Why it matters. Without this, all latency / accuracy ACs are conditional on a benign thermal day. Eastern/southern Ukraine summers easily exceed +35 °C ambient inside a UAV bay; without active cooling, the Jetson throttles to 15 W mode and our 400 ms latency budget collapses.

Implementation drivers. Forced-air or active heatsink sized for 25 W continuous at +50 °C ambient bay temperature; thermal sensors logged in FDR (AC-NEW-3); throttle event = automatic STATUSTEXT warning to QGC.

Validation. Hot-soak chamber test: 25 W workload at +50 °C ambient for 8 h; assert no throttle. Cold-soak: 20 °C cold-start to first fix within AC-NEW-1 budget.

AC-NEW-6 — Imagery freshness enforcement

Statement. The system shall reject (or downgrade confidence on) any satellite tile whose capture date violates AC-8.2 (>6 months old in active-conflict sectors; >12 months old in stable rear sectors).
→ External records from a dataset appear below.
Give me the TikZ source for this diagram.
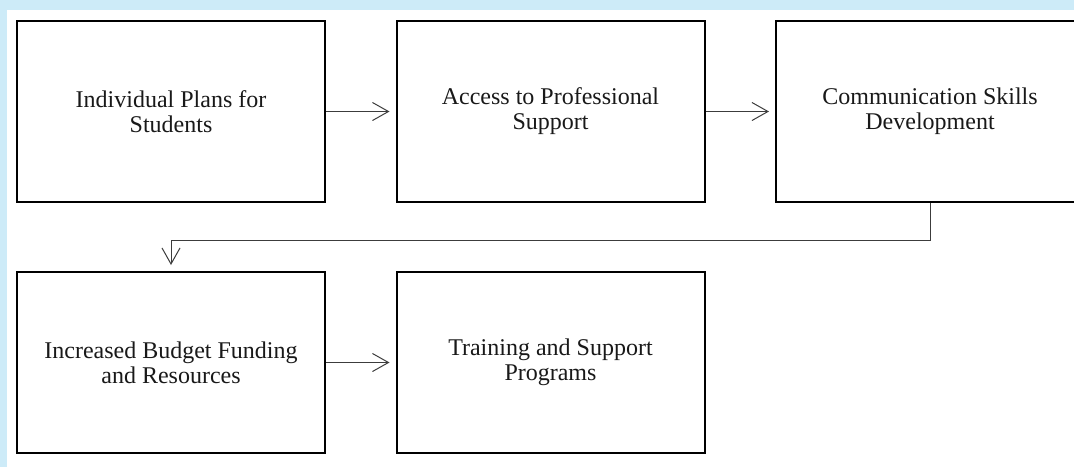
\documentclass[tikz,border=0pt]{standalone}
\usepackage{fontspec}
\setmainfont{Liberation Serif}
\usetikzlibrary{arrows.meta}
\definecolor{bandblue}{RGB}{205,235,248}
\definecolor{linegray}{RGB}{60,60,60}
\tikzset{
  stepbox/.style={draw=black, line width=2pt, fill=white, minimum width=308pt,
    minimum height=181pt, align=center, inner sep=0pt,
    font=\fontsize{24}{25}\selectfont, text=black!90},
  conn/.style={draw=linegray, line width=1pt, shorten >=6pt,
    -{Straight Barb[length=16pt, width=18pt, line width=1pt]}}
}
\begin{document}
\begin{tikzpicture}[x=1pt, y=-1pt]
  \useasboundingbox (0,0) rectangle (1074,467);
  \clip (0,0) rectangle (1074,467);
  % page frame: light blue band at top and left
  \fill[bandblue] (0,0) rectangle (1074,467);
  \fill[white] (7,10) rectangle (1074,467);

  % process steps
  \node[stepbox] (b1) at (171,111.5) {Individual Plans for\\Students};
  \node[stepbox] (b2) at (550.5,111.5) {Access to Professional\\Support};
  \node[stepbox] (b3) at (930,111.5) {Communication Skills\\Development};
  \node[stepbox] (b4) at (171,362.5) {Increased Budget Funding\\and Resources};
  \node[stepbox] (b5) at (550.5,362.5) {Training and Support\\Programs};

  % connectors
  \draw[conn] (b1.east) -- (b2.west);
  \draw[conn] (b2.east) -- (b3.west);
  \draw[conn] (b3.south) -- ++(0,37) -| (b4.north);
  \draw[conn] (b4.east) -- (b5.west);
\end{tikzpicture}
\end{document}
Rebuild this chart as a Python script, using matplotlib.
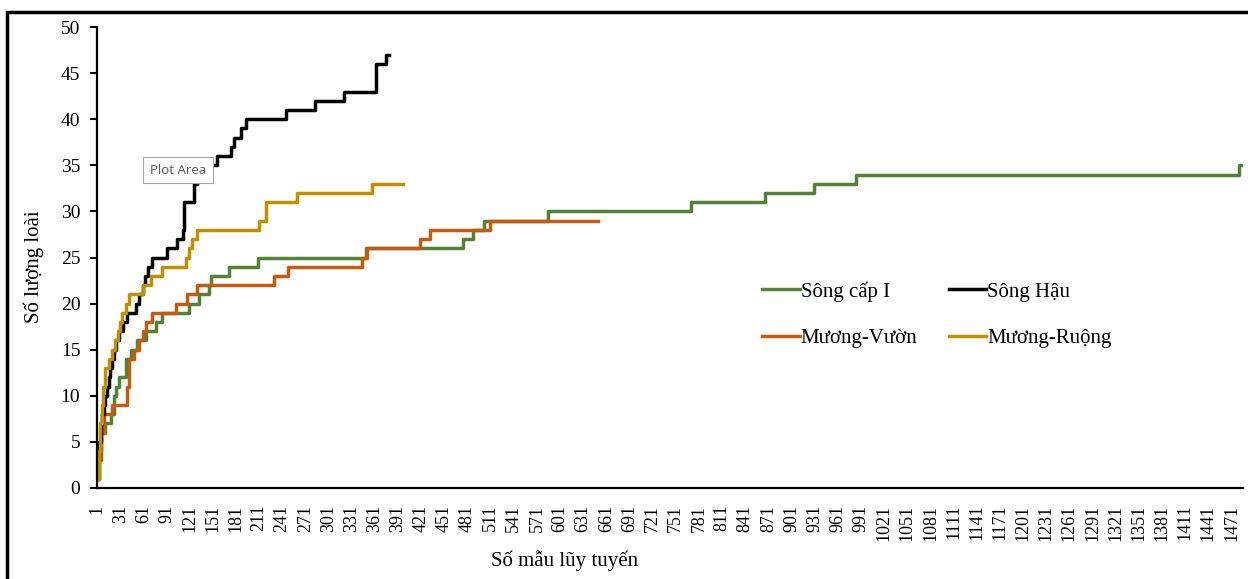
import matplotlib.pyplot as plt
from matplotlib.patches import Rectangle

# change points of the species accumulation curves (sample no., species count)
song_cap_x = [1, 3, 6, 12, 19, 23, 26, 29, 38, 45, 53, 65, 78, 85, 120, 133, 146, 149, 172, 209,
              350, 475, 488, 503, 585, 771, 866, 930, 985, 1481, 1483]
song_cap_y = [1, 4, 6, 7, 8, 10, 11, 12, 14, 15, 16, 17, 18, 19, 20, 21, 22, 23, 24, 25,
              26, 27, 28, 29, 30, 31, 32, 33, 34, 35, 35]

song_hau_x = [1, 2, 4, 6, 8, 10, 12, 14, 16, 18, 21, 23, 26, 30, 35, 40, 51, 56, 60, 63,
              67, 72, 92, 105, 112, 114, 127, 130, 157, 175, 179, 187, 194, 246, 283, 321, 363, 376, 380]
song_hau_y = [1, 3, 5, 7, 8, 9, 10, 11, 12, 13, 14, 15, 16, 17, 18, 19, 20, 21, 22, 23,
              24, 25, 26, 27, 28, 31, 33, 35, 36, 37, 38, 39, 40, 41, 42, 43, 46, 47, 47]

muong_vuon_x = [1, 3, 6, 10, 20, 40, 43, 49, 55, 60, 65, 72, 103, 118, 131, 231, 248, 344, 351,
                419, 432, 510, 650]
muong_vuon_y = [1, 3, 6, 8, 9, 11, 14, 15, 16, 17, 18, 19, 20, 21, 22, 23, 24, 25, 26,
                27, 28, 29, 29]

muong_ruong_x = [1, 3, 5, 7, 9, 12, 16, 20, 24, 28, 31, 34, 38, 42, 60, 71, 85, 116, 120, 124,
                 131, 211, 220, 260, 357, 398]
muong_ruong_y = [1, 4, 7, 9, 11, 13, 14, 15, 16, 17, 18, 19, 20, 21, 22, 23, 24, 25, 26, 27,
                 28, 29, 31, 32, 33, 33]

xtick_vals = list(range(1, 1472, 30))
serif = ['Liberation Serif', 'DejaVu Serif']

fig = plt.figure(figsize=(12.48, 5.79), dpi=100)
ax = fig.add_axes([97 / 1248, 91 / 579, 1146 / 1248, 461 / 579])

lw = 2.5
l1, = ax.step(song_cap_x, song_cap_y, where='post', color='#548235', lw=lw, label='Sông cấp I')
l3, = ax.step(muong_vuon_x, muong_vuon_y, where='post', color='#C55A11', lw=lw, label='Mương-Vườn')
l2, = ax.step(song_hau_x, song_hau_y, where='post', color='black', lw=lw, label='Sông Hậu')
l4, = ax.step(muong_ruong_x, muong_ruong_y, where='post', color='#BF9000', lw=lw, label='Mương-Ruộng')

ax.set_xlim(1, 1486)
ax.set_ylim(0, 50)
ax.set_yticks(range(0, 51, 5))
ax.set_xticks(xtick_vals)
ax.set_xticklabels([str(v) for v in xtick_vals], rotation=90, family=serif, fontsize=13)
for t in ax.get_yticklabels():
    t.set_family(serif)
ax.tick_params(axis='y', labelsize=14, length=5, width=1.5, direction='out', pad=7)
ax.tick_params(axis='x', length=0, pad=12)

for s in ['top', 'right']:
    ax.spines[s].set_visible(False)
for s in ['left', 'bottom']:
    ax.spines[s].set_linewidth(1.6)

ax.set_xlabel('Số mẫu lũy tuyến', family=serif, fontsize=15)
ax.xaxis.set_label_coords(0.408, -0.135)
ax.set_ylabel('Số lượng loài', family=serif, fontsize=15)
ax.yaxis.set_label_coords(-0.046, 0.479)

leg = ax.legend(handles=[l1, l3, l2, l4], ncol=2, frameon=False, loc='upper left',
                bbox_to_anchor=(762 / 1248, 1 - 281 / 579), bbox_transform=fig.transFigure,
                borderpad=0, borderaxespad=0, handlelength=1.8, handletextpad=0.05,
                columnspacing=1.5, labelspacing=1.3, prop={'family': serif, 'size': 15})

fig.text(178 / 1248, 1 - 170 / 579, 'Plot Area', ha='center', va='center', fontsize=9.5,
         family='Open Sans', color='#595959',
         bbox=dict(boxstyle='square,pad=0.5', fc='white', ec='#a6a6a6', lw=0.8))

fig.add_artist(Rectangle((7 / 1248, -0.1), 1.5, (579 - 12) / 579 + 0.1, transform=fig.transFigure,
                         fill=False, ec='black', lw=2.5))

fig.savefig('out.png', dpi=100)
Tiles generated mid-flight (AC-8.4) and not yet uploaded to the Suite Satellite Service are timestamped with the current flight date and treated as fresh.

Why it matters. Stale satellite tiles are the dominant cross-view-matching failure mode in active-conflict sectors (cratering, dam destruction, road realignment). A confident match against a stale tile is worse than no match.

Implementation drivers. Each tile carries capture_date metadata in the cache index. Sector classification (active vs stable) is part of the operational area definition handed in pre-flight. Confidence weight = 1.0 if within freshness budget, linearly decayed to 0.0 over a 30-day grace zone past the budget, hard reject beyond the grace.

Validation. Inject tiles with synthetic age into the cache; verify rejection / decay curve matches spec; verify a stale-tile match never produces a satellite_anchored source label.

AC-NEW-7 — Cache-poisoning safety budget

Statement. Per flight, across all onboard tiles written by Component 1b (in-flight ortho-tile generator):

  • P(onboard tile geo-misaligned > 30 m) <1 %.
  • P(onboard tile geo-misaligned > 100 m) <0.1 %.

Why it matters. Onboard tiles feed back into the Suite Satellite Service's basemap (AC-8.4). Without this AC, a confidently-bad EKF pose can write a misaligned tile that, after Service ingest, becomes the next flight's satellite anchor — producing cross-flight error compounding that AC-NEW-4 (single-flight false-position budget) does not capture. This AC bounds the probability that an onboard tile's claimed geo-alignment is wrong by a margin that would propagate to a downstream flight.

Implementation drivers.

  • Service-source tiles are immutable within freshness budget (AC-8.2); onboard tiles overwrite only stale or other-onboard tiles.
  • The Suite Satellite Service ingest applies a 2-flight voting layer: an onboard tile gets promoted to "trusted basemap" only after N≥2 independent flights confirm consistent geo-alignment within X m of each other. (Active sectors per AC-NEW-6 may use single-flight promotion when σ_xy ≤ 3 m AND OSM-road-overlap ≥ 70 %.)
  • The Component-1b parent-pose covariance is a hard gate in the local quality score: σ_xy ≤ 5 m for a hard write (trust_level = candidate); σ_xy ≤ 3 m for trust_level = candidate with full quality; tiles written in the σ_xy ∈ (3, 5] m band are marked trust_level = soft in the sidecar.
  • Eligibility check (Component 1b) tightens generation gate from σ_xy ≤ 10 m to σ_xy ≤ 5 m.

Validation. Multi-flight Monte Carlo replay over AerialVL + Mavic + AerialExtreMatch with synthetic over-confidence injection (artificially deflate EKF covariance by 1.5×–3×): assert both probabilities below budget across ≥100 simulated flights worth of frames. Independently, Service-side voting layer is exercised in F-T3 to verify candidate tiles are not promoted to trusted basemap before N-flight confirmation.